Most recipes I've seen on youtube or elsewhere, I feel have had hop editions only during the boil or after, not before. Steeping of grains though, I have noticed is very common, though that happens before the malt is added (right?), but maybe grain steep always calls for pasteurized wort (I mean boiling malt after)? The different permutations possible are endless, and I'm not personally sure which ones make sense and which ones don't. My point was bottom line that I haven't come across a hop steep recipe yet (that I can recall). Though my experience in recipes is very limited still.Many of the "no boil" DME recipes pasteurize the wort - as the recipes will do a "hop stand" / "hop steep" at 180F-ish for 20 to 30 minutes.
The other thing to keep in mind when reading forums is that different brands of the same style of DME will have different flavors and different characteristics. A while back, I brewed the same recipe with two different brands of "light" DME - and I saw both sides of the discussion on "hot break or not' with "extract".

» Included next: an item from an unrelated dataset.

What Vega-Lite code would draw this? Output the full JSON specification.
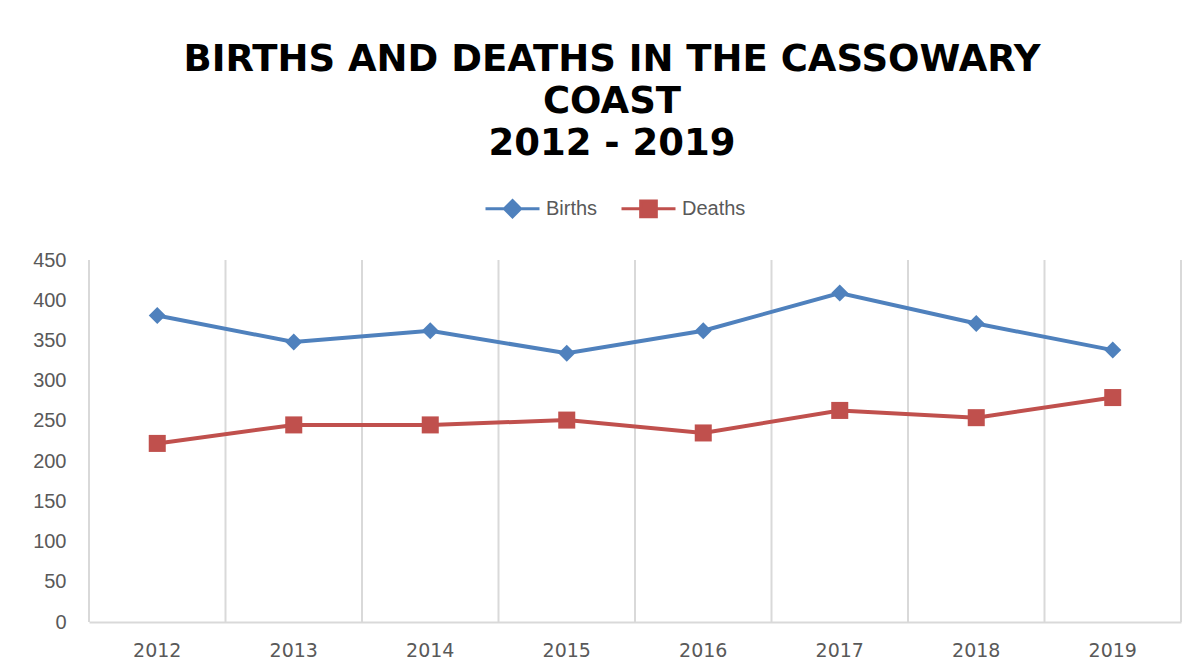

The thing with DME differing from brand to brand I've noticed. Hopefully calculators like brewersfriend have accurate stats per brand, to account for these differences before brewing. But ofc you can't always be that fortunate.
EDIT: How fitting I came to this chapter in "The complete Joy of Homebrewing" now:
Most malt extracts for homebrewing are of excellent quality, but they will vary according to the character of beer that was intended by the individual malt manufacturer. The light malt extract made by one malt manufacturer will make a beer distinctively different from that made by another.